By way of riposte, the Alliance's nemesis, the League Against Cruel Sports, is quick off the mark to brand Brooker a hypocrite. Says a spokesman: "Just a few years ago [1990], he sang a ditty ["Come Turn It All"] to raise money for the World Wildlife Fund.
"Is he so old and senile that he can't remember which side of the fence he's on?" Charming.
* I do hope that staff at Conservative HQ aren't letting the party's new watery-green image turn their brains to cabbage.
I'm told that the amiable chief of staff to party chairman Francis Maude, James "Crocodile Jim" McGrath, is going to admirably daft lengths to flaunt his environmental credentials.
He has taken to picking up old golf tees around his local course, The Drift, East Horsley, to avoid forking out for a new packet in the pro shop. Fellow players have reportedly begun referring to him as "Swampy".
"Jim decided that it's not environmentally friendly to keep buying new packets," says a fairway rival.

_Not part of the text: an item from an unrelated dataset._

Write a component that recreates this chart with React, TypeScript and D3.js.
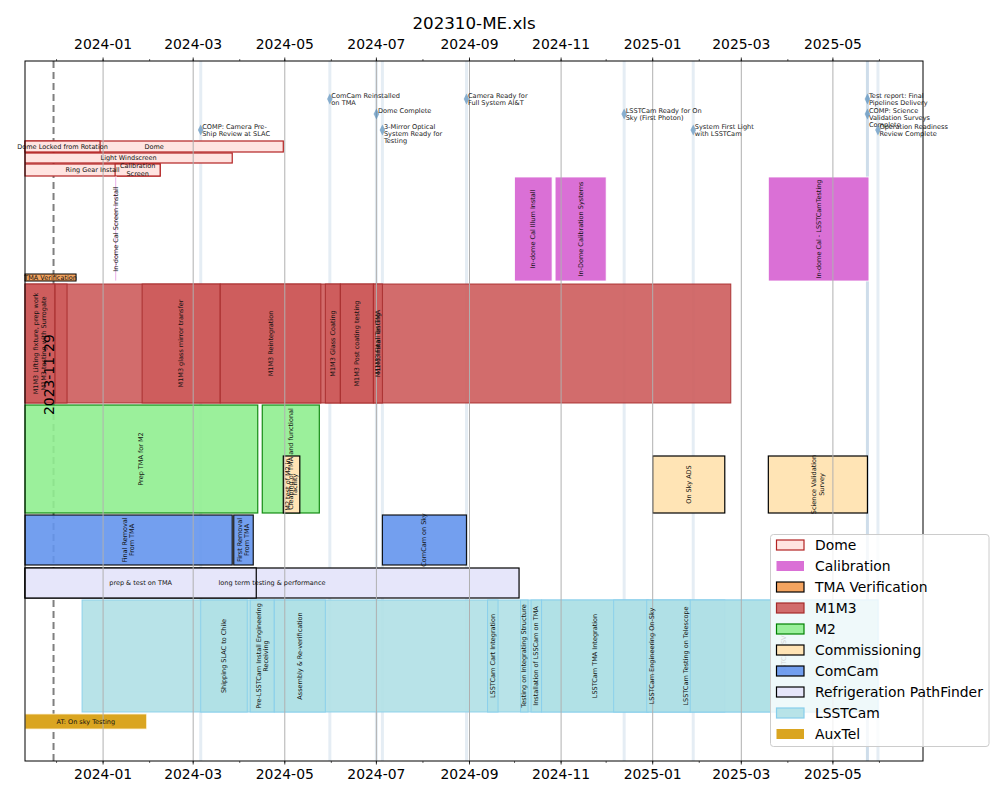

"I, on the other hand, reckon he is just tight-fisted."
* Doctor Who writer-producer Russell T Davies has previously used his show to take a thinly veiled swipe at Tony Blair over the invasion of Iraq. In the latest series, there's another cheeky pop at New Labour.
The 19 May episode, "Human Nature", in which the good Doctor gives up his Time Lord powers to lead the life of a schoolteacher in a pre-First World War boarding school, Earth is invaded by an army of blood-sucking mutant scarecrows called Jack Straws.
A spokesman for Straw, who at the time of transmission will be masterminding Gordon Brown's leadership takeover, grumpily refused to say if his boss would watch the episode. As for the plot, I am reliably informed that after a long battle, the Jack Straws are forced to beat a retreat. Whether they were then, in the aftermath of the invasion, willing to admit live on national television that "mistakes were made" is less clear.